Diocesi
Il vescovo Douglas: “Il 27 ottobre Messa per la pace in Cattedrale con tutti i sacerdoti e i fedeli della diocesi”
Una Messa con tutti i sacerdoti e i fedeli della diocesi per pregare per la pace in Medio Oriente e nel mondo. L’ha annunciata il vescovo Douglas Regattieri al termine della Messa celebrata questa mattina con tutto il clero diocesano, nella parrocchia di San Cristoforo a Longiano, in suffragio di don Giorgi Bissoni. Fra i concelebranti anche don Crescenzio Moretti, alla soglia dei 97 anni, per tanti anni in missione con don Giorgio.
«Accogliendo l’invito di papa Francesco che ha indetto per il 27 ottobre una Giornata di digiuno, preghiera e penitenza per implorare la pace nel mondo – ha detto il presule – presiederò una Messa in cattedrale venerdì 27 ottobre alle 18, a cui invito tutti i sacerdoti della diocesi e i loro parrocchiani.
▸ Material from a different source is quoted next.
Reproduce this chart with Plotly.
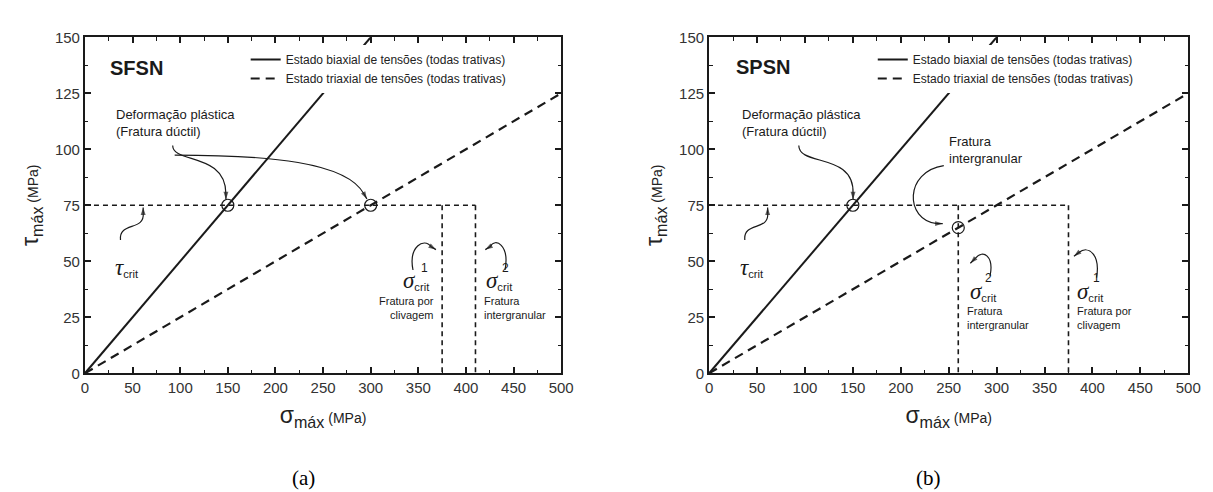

Le Messe pomeridiane di quel giorno, nelle varie parrocchie, sono sospese».
Durante l’omelia, monsignor Regattieri ha ricordato la figura di don Giorgio Bissoni, fidei donum longianese morto nelle scorse settimane in Venezuela, leggendo una testimonianza della riminese suor Antonina Tositori, collaboratrice per sei anni nella missione della Guaira.
«La sua opzione missionaria – scrive la religiosa – era espressa nell’essere “come” il povero, “con” i poveri, “per” i poveri». E poi ancora: «Era un uomo evangelicamente libero, per nulla interessato od occupato con se stesso».
Nel testo letto si ricorda che don Giorgio «era un mite, costruttore appassionato della pace, della giustizia e maestro di perdono; paziente più di Giobbe, ascoltatore e annunciatore infaticabile di Cristo e del suo Regno, ricercatore delle pecorelle smarrite e rifugio per gli scarti e gli emarginati presenti tra la sua gente. Sempre aperto e disposto ad accogliere il “nuovo” che spesso precorreva, a volte spigoloso e ostinato nel battere vie che intuiva essere più adatte al passo del popolo. Mai ha rallentato il suo passo di fronte alle critiche e mai ha giudicato chi ne era responsabile».
Il missionario «curava con la massima attenzione la Liturgia rendendola accessibile e comprensibile ai semplici. Dolce con i bambini che lo chiamavano Babbo Natale mentre gli adulti lo distinguevano come il missionario con la barba bianca e con al collo un grande Rosario o un grande crocifisso».
Proverbiali le sue «lunghe e faticose processioni perché – diceva – quello era l’unico modo per accostare il popolo a Dio e rendere Dio e la Madonna compagni del suo popolo pellegrino. Ascoltava paziente e annunciava, con ardore profetico, il Vangelo ma difficilmente dava consigli perché il consiglio era, nei suoi gesti e nelle sue scelte».
«Non mi meraviglierei – ha concluso il vescovo, al termine della lettura del testo di suor Antonina Tositori – se, passati cinque anni dalla sua morte, da Carupano e dal Venezuela venisse la richiesta di introdurre la causa di beatificazione di don Girogio».